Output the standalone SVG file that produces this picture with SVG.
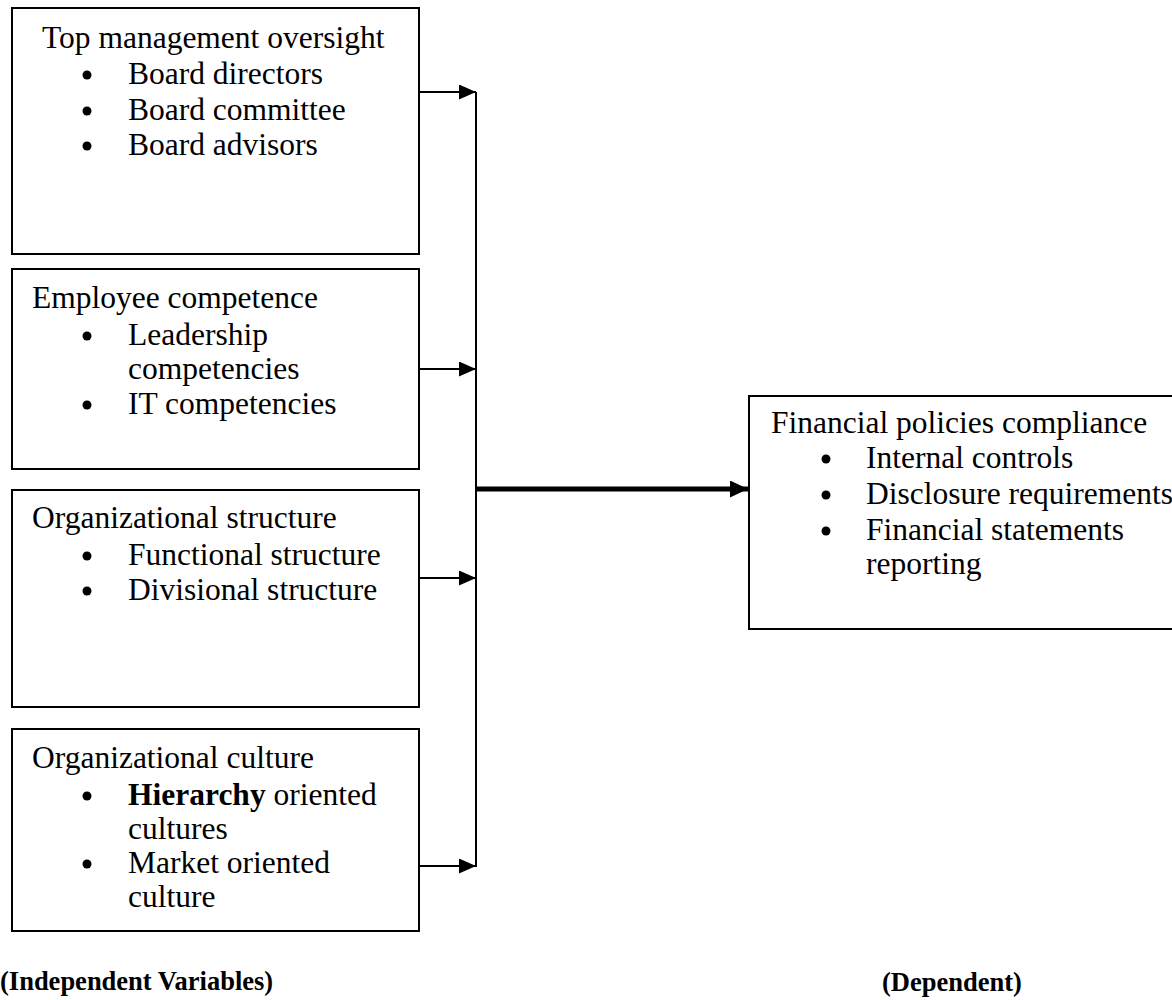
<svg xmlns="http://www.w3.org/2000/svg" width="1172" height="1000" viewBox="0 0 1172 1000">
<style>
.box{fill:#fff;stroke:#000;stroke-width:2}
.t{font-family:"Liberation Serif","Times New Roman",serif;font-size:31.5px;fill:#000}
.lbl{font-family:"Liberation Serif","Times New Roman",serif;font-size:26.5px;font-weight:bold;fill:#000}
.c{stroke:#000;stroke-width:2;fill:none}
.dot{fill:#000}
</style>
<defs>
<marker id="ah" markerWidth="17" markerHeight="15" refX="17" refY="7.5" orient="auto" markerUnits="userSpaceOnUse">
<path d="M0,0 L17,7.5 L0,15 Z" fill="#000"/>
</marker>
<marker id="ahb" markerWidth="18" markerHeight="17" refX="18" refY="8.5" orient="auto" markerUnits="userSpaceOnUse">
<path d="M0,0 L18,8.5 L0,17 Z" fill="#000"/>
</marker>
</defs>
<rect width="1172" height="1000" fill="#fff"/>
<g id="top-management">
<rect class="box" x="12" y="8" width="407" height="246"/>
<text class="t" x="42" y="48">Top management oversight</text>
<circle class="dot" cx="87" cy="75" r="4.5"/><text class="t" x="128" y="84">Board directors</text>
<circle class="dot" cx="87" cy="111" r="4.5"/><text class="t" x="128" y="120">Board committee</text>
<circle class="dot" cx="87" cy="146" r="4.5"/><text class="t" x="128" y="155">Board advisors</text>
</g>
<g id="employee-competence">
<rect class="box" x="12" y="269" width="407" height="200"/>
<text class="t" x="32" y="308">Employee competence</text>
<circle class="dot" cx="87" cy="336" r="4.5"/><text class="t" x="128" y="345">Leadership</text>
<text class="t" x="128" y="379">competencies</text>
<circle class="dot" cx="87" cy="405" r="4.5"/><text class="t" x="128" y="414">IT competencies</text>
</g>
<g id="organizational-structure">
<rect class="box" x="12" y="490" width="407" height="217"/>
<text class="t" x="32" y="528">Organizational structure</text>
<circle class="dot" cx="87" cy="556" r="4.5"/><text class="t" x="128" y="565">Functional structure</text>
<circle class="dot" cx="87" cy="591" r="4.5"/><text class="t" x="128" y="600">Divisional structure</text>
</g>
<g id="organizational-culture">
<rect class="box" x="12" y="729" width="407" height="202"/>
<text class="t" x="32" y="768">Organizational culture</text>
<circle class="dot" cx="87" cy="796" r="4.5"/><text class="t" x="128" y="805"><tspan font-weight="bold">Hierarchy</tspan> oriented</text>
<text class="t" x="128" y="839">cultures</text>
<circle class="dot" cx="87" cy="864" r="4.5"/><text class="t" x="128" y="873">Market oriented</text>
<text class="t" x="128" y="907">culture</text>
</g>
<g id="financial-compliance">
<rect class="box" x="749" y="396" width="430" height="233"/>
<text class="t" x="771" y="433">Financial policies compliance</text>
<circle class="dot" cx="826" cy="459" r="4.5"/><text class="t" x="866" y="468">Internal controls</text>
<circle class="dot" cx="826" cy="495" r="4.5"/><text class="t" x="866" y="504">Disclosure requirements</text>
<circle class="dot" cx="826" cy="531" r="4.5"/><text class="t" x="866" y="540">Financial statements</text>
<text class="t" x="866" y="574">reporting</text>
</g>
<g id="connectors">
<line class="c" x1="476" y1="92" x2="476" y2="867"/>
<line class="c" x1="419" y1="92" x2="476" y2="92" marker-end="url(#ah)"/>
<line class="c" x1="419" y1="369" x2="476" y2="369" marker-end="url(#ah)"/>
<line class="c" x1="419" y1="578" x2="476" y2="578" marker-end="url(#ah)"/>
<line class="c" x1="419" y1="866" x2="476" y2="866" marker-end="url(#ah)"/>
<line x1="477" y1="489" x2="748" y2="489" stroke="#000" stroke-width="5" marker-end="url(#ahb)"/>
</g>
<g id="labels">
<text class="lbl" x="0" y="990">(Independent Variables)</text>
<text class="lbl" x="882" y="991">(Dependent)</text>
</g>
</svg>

Stated exercise>
Pictures are excluded; output everything else in the data verbatim.

Solution below>
Output the standalone SVG file that produces this picture with SVG.
<svg xmlns="http://www.w3.org/2000/svg" width="1172" height="1000" viewBox="0 0 1172 1000">
<style>
.box{fill:#fff;stroke:#000;stroke-width:2}
.t{font-family:"Liberation Serif","Times New Roman",serif;font-size:31.5px;fill:#000}
.lbl{font-family:"Liberation Serif","Times New Roman",serif;font-size:26.5px;font-weight:bold;fill:#000}
.c{stroke:#000;stroke-width:2;fill:none}
.dot{fill:#000}
</style>
<defs>
<marker id="ah" markerWidth="17" markerHeight="15" refX="17" refY="7.5" orient="auto" markerUnits="userSpaceOnUse">
<path d="M0,0 L17,7.5 L0,15 Z" fill="#000"/>
</marker>
<marker id="ahb" markerWidth="18" markerHeight="17" refX="18" refY="8.5" orient="auto" markerUnits="userSpaceOnUse">
<path d="M0,0 L18,8.5 L0,17 Z" fill="#000"/>
</marker>
</defs>
<rect width="1172" height="1000" fill="#fff"/>
<g id="top-management">
<rect class="box" x="12" y="8" width="407" height="246"/>
<text class="t" x="42" y="48">Top management oversight</text>
<circle class="dot" cx="87" cy="75" r="4.5"/><text class="t" x="128" y="84">Board directors</text>
<circle class="dot" cx="87" cy="111" r="4.5"/><text class="t" x="128" y="120">Board committee</text>
<circle class="dot" cx="87" cy="146" r="4.5"/><text class="t" x="128" y="155">Board advisors</text>
</g>
<g id="employee-competence">
<rect class="box" x="12" y="269" width="407" height="200"/>
<text class="t" x="32" y="308">Employee competence</text>
<circle class="dot" cx="87" cy="336" r="4.5"/><text class="t" x="128" y="345">Leadership</text>
<text class="t" x="128" y="379">competencies</text>
<circle class="dot" cx="87" cy="405" r="4.5"/><text class="t" x="128" y="414">IT competencies</text>
</g>
<g id="organizational-structure">
<rect class="box" x="12" y="490" width="407" height="217"/>
<text class="t" x="32" y="528">Organizational structure</text>
<circle class="dot" cx="87" cy="556" r="4.5"/><text class="t" x="128" y="565">Functional structure</text>
<circle class="dot" cx="87" cy="591" r="4.5"/><text class="t" x="128" y="600">Divisional structure</text>
</g>
<g id="organizational-culture">
<rect class="box" x="12" y="729" width="407" height="202"/>
<text class="t" x="32" y="768">Organizational culture</text>
<circle class="dot" cx="87" cy="796" r="4.5"/><text class="t" x="128" y="805"><tspan font-weight="bold">Hierarchy</tspan> oriented</text>
<text class="t" x="128" y="839">cultures</text>
<circle class="dot" cx="87" cy="864" r="4.5"/><text class="t" x="128" y="873">Market oriented</text>
<text class="t" x="128" y="907">culture</text>
</g>
<g id="financial-compliance">
<rect class="box" x="749" y="396" width="430" height="233"/>
<text class="t" x="771" y="433">Financial policies compliance</text>
<circle class="dot" cx="826" cy="459" r="4.5"/><text class="t" x="866" y="468">Internal controls</text>
<circle class="dot" cx="826" cy="495" r="4.5"/><text class="t" x="866" y="504">Disclosure requirements</text>
<circle class="dot" cx="826" cy="531" r="4.5"/><text class="t" x="866" y="540">Financial statements</text>
<text class="t" x="866" y="574">reporting</text>
</g>
<g id="connectors">
<line class="c" x1="476" y1="92" x2="476" y2="867"/>
<line class="c" x1="419" y1="92" x2="476" y2="92" marker-end="url(#ah)"/>
<line class="c" x1="419" y1="369" x2="476" y2="369" marker-end="url(#ah)"/>
<line class="c" x1="419" y1="578" x2="476" y2="578" marker-end="url(#ah)"/>
<line class="c" x1="419" y1="866" x2="476" y2="866" marker-end="url(#ah)"/>
<line x1="477" y1="489" x2="748" y2="489" stroke="#000" stroke-width="5" marker-end="url(#ahb)"/>
</g>
<g id="labels">
<text class="lbl" x="0" y="990">(Independent Variables)</text>
<text class="lbl" x="882" y="991">(Dependent)</text>
</g>
</svg>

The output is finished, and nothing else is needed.